Al-Mejrin added that privatization cuts waste in the use of resources, and thus minimizes cost of production. He argued that the added high value of the petroleum industry tends to lead to lack of concern for efficiency - and thus to inefficiency. He also pointed out that due to the extremely capital-intensive nature of the upstream oil industry, overstaffing and labor redundancy are not a real threat in this sector. "The social cost of privatizing upstream oil activities may not be as high as the social cost of privatization in other industries. Moreover, if regulators are effective, they ought to have solutions to absorb redundant personnel in areas where their skills are most needed," said Al-Mejrin.

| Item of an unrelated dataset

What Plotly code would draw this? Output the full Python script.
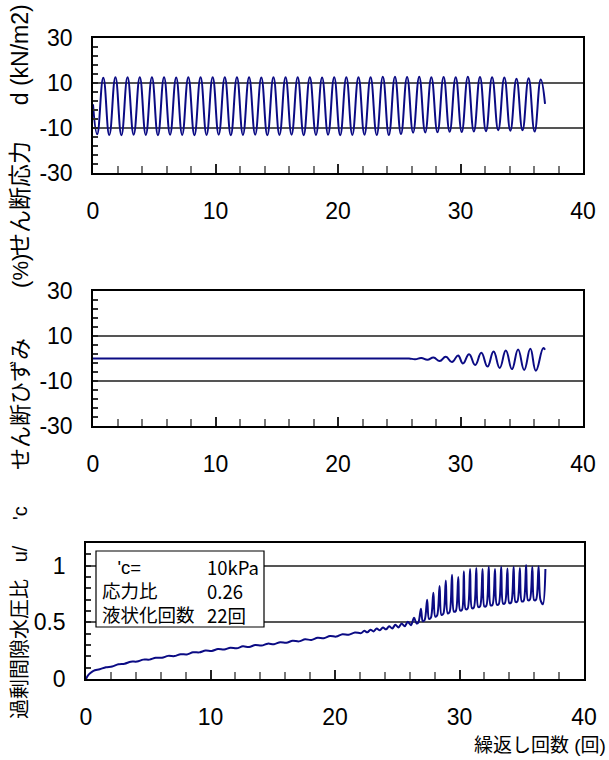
import plotly.graph_objects as go

# ---------------- data ----------------
# Panel 1: cyclic shear stress (kN/m2) – extrema of each loading cycle
stress_start = (0.00, 0.5)
stress_trough_t = [0.34, 1.33, 2.32, 3.32, 4.31, 5.30, 6.29, 7.28, 8.28, 9.27, 10.26, 11.25,
                   12.24, 13.24, 14.23, 15.22, 16.21, 17.20, 18.20, 19.19, 20.18, 21.17, 22.16,
                   23.16, 24.15, 25.14, 26.13, 27.12, 28.12, 29.11, 30.10, 31.09, 32.08, 33.08,
                   34.07, 35.06, 36.05]
stress_trough_v = [-12.8, -13.1, -13.2, -13.0, -13.1, -13.2, -13.0, -13.1, -13.2, -13.1, -13.0,
                   -13.2, -13.1, -13.0, -13.2, -13.1, -13.0, -13.2, -13.1, -13.0, -13.2, -13.1,
                   -13.0, -13.1, -13.1, -12.7, -12.1, -12.0, -11.9, -11.7, -11.8, -11.6, -11.4,
                   -11.0, -11.2, -11.0, -11.6]
stress_peak_t = [0.84, 1.83, 2.82, 3.82, 4.81, 5.80, 6.79, 7.78, 8.78, 9.77, 10.76, 11.75, 12.74,
                 13.74, 14.73, 15.72, 16.71, 17.70, 18.70, 19.69, 20.68, 21.67, 22.66, 23.66,
                 24.65, 25.64, 26.63, 27.62, 28.62, 29.61, 30.60, 31.59, 32.58, 33.58, 34.57,
                 35.56, 36.55]
stress_peak_v = [12.3, 12.6, 12.5, 12.6, 12.5, 12.6, 12.4, 12.6, 12.5, 12.6, 12.5, 12.6, 12.5,
                 12.4, 12.6, 12.5, 12.6, 12.5, 12.4, 12.6, 12.5, 12.6, 12.5, 12.8, 12.8, 12.7,
                 12.8, 12.6, 12.7, 12.6, 12.8, 12.7, 12.5, 12.4, 11.9, 12.1, 11.6]
stress_end = (36.90, 0.7)

# Panel 2: shear strain (%)
strain_t = [0.0, 5.0, 10.0, 15.0, 20.0, 24.0, 25.0, 25.8, 26.3, 26.8, 27.3, 27.8, 28.3, 28.8,
            29.3, 29.8, 30.2, 30.7, 31.2, 31.7, 32.2, 32.7, 33.2, 33.7, 34.2, 34.7, 35.2, 35.7,
            36.15, 36.75, 36.9]
strain_v = [0.0, 0.0, 0.0, 0.0, 0.0, 0.0, 0.0, 0.0, -0.3, 0.2, -0.6, 0.4, -1.1, 0.8,
            -1.6, 1.3, -2.2, 1.9, -2.9, 2.5, -3.6, 3.1, -4.2, 3.6, -4.7, 4.0, -5.1, 4.3,
            -5.4, 4.6, 3.9]

# Panel 3: excess pore water pressure ratio
pp_t = [0.00, 0.15, 0.35, 0.60, 1.10, 1.60, 2.10, 2.60, 3.10, 3.60, 4.10, 4.60, 5.10, 5.60,
        6.10, 6.60, 7.10, 7.60, 8.10, 8.60, 9.10, 9.60, 10.10, 10.60, 11.10, 11.60, 12.10,
        12.60, 13.10, 13.60, 14.10, 14.60, 15.10, 15.60, 16.10, 16.60, 17.10, 17.60, 18.10,
        18.60, 19.10, 19.60, 20.10, 20.60, 21.10, 21.60, 22.10,
        22.35, 22.60, 22.85, 23.10, 23.35, 23.60, 23.85, 24.10, 24.35, 24.60, 24.85, 25.10,
        25.35, 25.60, 25.85, 26.10, 26.35, 26.55, 26.70, 26.90, 27.05, 27.20, 27.40, 27.55,
        27.70, 27.90, 28.05, 28.20, 28.40, 28.55, 28.70, 28.90, 29.05, 29.20, 29.40, 29.55,
        29.70, 29.90, 30.05, 30.20, 30.35, 30.50, 30.65, 30.85, 31.00, 31.15, 31.35, 31.50,
        31.65, 31.85, 32.00, 32.15, 32.35, 32.50, 32.65, 32.85, 33.00, 33.15, 33.35, 33.50,
        33.65, 33.85, 34.00, 34.15, 34.35, 34.50, 34.65, 34.85, 35.00, 35.15, 35.35, 35.50,
        35.65, 35.85, 36.00, 36.15, 36.35, 36.50, 36.70, 36.90]
pp_v = [0.000, 0.030, 0.052, 0.072, 0.086, 0.104, 0.110, 0.130, 0.135, 0.153, 0.154, 0.171,
        0.171, 0.188, 0.187, 0.204, 0.202, 0.219, 0.217, 0.236, 0.235, 0.251, 0.248, 0.264,
        0.260, 0.276, 0.271, 0.288, 0.283, 0.300, 0.295, 0.312, 0.307, 0.325, 0.320, 0.338,
        0.332, 0.350, 0.345, 0.364, 0.360, 0.379, 0.374, 0.395, 0.390, 0.410, 0.405,
        0.425, 0.412, 0.435, 0.420, 0.445, 0.430, 0.455, 0.438, 0.465, 0.446, 0.478, 0.455,
        0.490, 0.465, 0.505, 0.475, 0.540, 0.490, 0.500, 0.620, 0.510, 0.520, 0.700, 0.530,
        0.540, 0.760, 0.550, 0.560, 0.820, 0.565, 0.575, 0.870, 0.580, 0.590, 0.920, 0.595,
        0.600, 0.900, 0.605, 0.610, 0.950, 0.615, 0.620, 0.970, 0.625, 0.630, 0.980, 0.635,
        0.640, 0.970, 0.640, 0.645, 0.990, 0.650, 0.655, 0.970, 0.655, 0.660, 0.990, 0.665,
        0.670, 0.975, 0.670, 0.675, 0.990, 0.680, 0.685, 0.980, 0.685, 0.690, 1.005, 0.695,
        0.700, 0.990, 0.695, 0.700, 0.995, 0.700, 0.660, 0.970]

x_ticks = [0, 10, 20, 30, 40]
stress_ticks = [-30, -10, 10, 30]
strain_ticks = [-30, -10, 10, 30]
pp_ticks = [0, 0.5, 1]

info_labels = ["\u00a0\u00a0\u00a0'c=", "応力比", "液状化回数"]
info_values = ["10kPa", "0.26", "22回"]

# ---------------- build ----------------
st_t = [stress_start[0]]
st_v = [stress_start[1]]
for a, b, c, d in zip(stress_trough_t, stress_trough_v, stress_peak_t, stress_peak_v):
    st_t += [a, c]
    st_v += [b, d]
st_t.append(stress_end[0])
st_v.append(stress_end[1])

W, H = 609, 760
def px(x):
    return x / W
def py(y):
    return 1 - y / H

NUM_FONT = "Liberation Sans Narrow, Arial Narrow, Liberation Sans, Arial, sans-serif"
JP_FONT = "Liberation Sans, Arial, Noto Sans CJK JP, sans-serif"
LINE = dict(color="#0b0b84", width=2, shape="spline", smoothing=1.3)

fig = go.Figure()
fig.add_trace(go.Scatter(x=st_t, y=st_v, mode="lines", line=LINE, xaxis="x", yaxis="y"))
fig.add_trace(go.Scatter(x=strain_t, y=strain_v, mode="lines", line=LINE, xaxis="x2", yaxis="y2"))
fig.add_trace(go.Scatter(x=pp_t, y=pp_v, mode="lines",
                         line=dict(color="#0b0b84", width=2, shape="spline", smoothing=0.9),
                         xaxis="x3", yaxis="y3"))

def xax(domain, anchor):
    return dict(domain=domain, anchor=anchor, range=[0, 40], tickmode="array",
                tickvals=x_ticks, ticktext=[str(v) for v in x_ticks],
                ticks="inside", ticklen=9, tickwidth=1.5, tickcolor="#222",
                minor=dict(ticks="inside", dtick=2, tick0=0, ticklen=7, tickwidth=1.5,
                           tickcolor="#777", showgrid=False),
                showgrid=False, zeroline=False, showline=True, linecolor="black",
                linewidth=1.5, mirror=True, ticklabelstandoff=17, automargin=False,
                tickfont=dict(family=NUM_FONT, size=23, color="black"))

def yax(domain, anchor, rng, ticks, minor_dtick, labels):
    return dict(domain=domain, anchor=anchor, range=rng, tickmode="array",
                tickvals=ticks, ticktext=labels,
                ticks="inside", ticklen=5, tickwidth=1.5, tickcolor="#222",
                minor=dict(ticks="inside", dtick=minor_dtick, tick0=rng[0], ticklen=5,
                           tickwidth=1.5, tickcolor="#333", showgrid=False),
                showgrid=True, gridcolor="#555", gridwidth=1.5, zeroline=False,
                showline=True, linecolor="black", linewidth=1.5, mirror=True,
                ticklabelstandoff=14, automargin=False,
                tickfont=dict(family=NUM_FONT, size=23, color="black"))

fig.update_layout(
    width=W, height=H, margin=dict(l=0, r=0, t=0, b=0, pad=0, autoexpand=False),
    paper_bgcolor="white", plot_bgcolor="white", showlegend=False,
    xaxis=xax([px(93), px(583)], "y"),
    yaxis=yax([py(173), py(38)], "x", [-30, 30], stress_ticks, 4,
              [str(v) for v in stress_ticks]),
    xaxis2=xax([px(93), px(583)], "y2"),
    yaxis2=yax([py(426), py(291)], "x2", [-30, 30], strain_ticks, 4,
               [str(v) for v in strain_ticks]),
    xaxis3=xax([px(86), px(584)], "y3"),
    yaxis3=yax([py(679), py(543)], "x3", [0, 1.2], pp_ticks, 0.1,
               ["0", "0.5", "1"]),
)

# info box in panel 3
fig.add_shape(type="rect", xref="paper", yref="paper",
              x0=px(96), x1=px(264), y0=py(627), y1=py(551),
              line=dict(color="black", width=1.2), fillcolor="white", layer="above")
fig.add_annotation(x=px(100), y=py(591), xref="paper", yref="paper",
                   text="<br>".join(info_labels), showarrow=False, align="left",
                   xanchor="left", yanchor="middle",
                   font=dict(family=JP_FONT, size=18.5, color="black"))
fig.add_annotation(x=px(205), y=py(591), xref="paper", yref="paper",
                   text="<br>".join(info_values), showarrow=False, align="left",
                   xanchor="left", yanchor="middle",
                   font=dict(family="Liberation Sans Narrow, Arial Narrow, Noto Sans CJK JP",
                             size=18.5, color="black"))

# rotated axis titles
titles = [
    ("せん断応力\u3000\u00a0\u00a0d (kN/m2)", 130, 23),
    ("せん断ひずみ\u3000\u3000\u00a0(%)", 362, 22),
    ("過剰間隙水圧比\u00a0\u00a0\u00a0u/\u3000\u00a0'c", 613, 20),
]
for txt, yc, fs in titles:
    fig.add_annotation(x=px(20), y=py(yc), xref="paper", yref="paper", text=txt,
                       textangle=-90, showarrow=False, xanchor="center", yanchor="middle",
                       font=dict(family=JP_FONT, size=fs, color="black"))

fig.add_annotation(x=px(472), y=py(745), xref="paper", yref="paper",
                   text="繰返し回数 (回)", showarrow=False, xanchor="left", yanchor="middle",
                   font=dict(family=JP_FONT, size=19, color="black"))

fig.write_html("out.html")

Nagy Eltony from the Arab Planning Institute of Kuwait said that Kuwait has exploited its fixed costs advantages, but it needs to develop the petrochemical industry further to ensure that today's strengths do not transform into weaknesses tomorrow. Dramatic capacity expansion is underway or has already taken place in the GCC and Asia, intensifying the competition among GCC producers. Expanding markets for the GCC's petrochemicals is only part of the solution. He added that the region needs to improve cooperation in the petrochemicals sector under the umbrella of the GCC, to coordinate marketing efforts or perhaps even jointly form a cartel with other new producers. "Such cooperation will prove beneficial as the GCC countries are beginning to capture sizeable portions of the world petrochemicals export market," said Eltony.
In a thoroughly discussed paper on the effects of CO2 on the environment, one of the participants said that approximately 80% of all human-caused carbon dioxide emissions are currently due to fossil fuel combustion, and world energy use has become the main subject of the climate change debate. The paper showed that the world's carbon dioxide emissions are projected to rise from 6.5 billion metric tons carbon equivalent in 2001 to 7.7 billion metric tons in 2010 and 10.4 billion metric tons in 2025. Much of the projected increase in carbon dioxide emissions is expected in developing states, accompanying the large increases in energy use projected there. Developing countries account for 59% of the projected increase in carbon dioxide emissions between 2001 and 2025.
Continued heavy reliance on coal, oil and other fossil fuels, as projected for the developing countries, would ensure that even if the industrialized states reduced their carbon dioxide emissions, there still would be substantial increases in worldwide carbon dioxide emissions in the foreseeable future. In the industrialized countries, history shows a relatively weak link between energy consumption and economic growth. Growth in demand for energy lagged behind economic growth. In the developing countries, the two have been more closely correlated.
The IEO forecasts that energy intensity in the industrialized countries is expected to improve (i.e. to decrease) by 1.3% per year between 2001 and 2025, as against the 1.4% per year decrease between 1970 and 2001. Energy intensity is expected to improve more rapidly in the developing countries - by 1.7% per year on average - as their economies begin to behave more like those of the industrialized states due to improving living standards.
World carbon intensity has improved (decreased) substantially over the past three decades, falling from 302 metric tons per million 1997 dollars of GDP in 1970 to 202 metric tons per million 1997 dollars in 2001. Although the pace of improvement in emissions intensity is expected to slow over the forecast period, a continuing decline is projected to 154 metric tons per million 1997 dollars of GDP in 2025.
On a regional basis, the most rapid rates of improvement in carbon intensity are projected for the transitional economies and for China and India. In China and India, this is chiefly due to rapid economic growth rather than to a switch to less carbon-intensive fuels. Both China and India are projected to remain heavily dependent on fossil fuels, particularly coal, but their annual GDP growth is projected to average 5.9%, as compared with an expected 3.4% annual rate of increase in fossil fuel use from 2001 to 2025.
The rate of improvement in carbon dioxide intensity could vary considerably in the future. Technological advances and government policy initiatives have the potential to affect it, and different rates of economic improvement could also considerably alter future carbon intensity levels. The IEO projects a fall in world carbon dioxide intensity from 202 metric tons carbon equivalent per million 1997 dollars of GDP in 2003 to 154 metric tons per million dollars in 2025. However, if world economic growth proceeds faster, carbon dioxide intensity could fall more quickly, to 142 metric tons per million dollars in 2025. In contrast, if the world's GDP expanded more slowly, world carbon dioxide intensity would decline to a projected 166 metric tons per million dollars in 2025.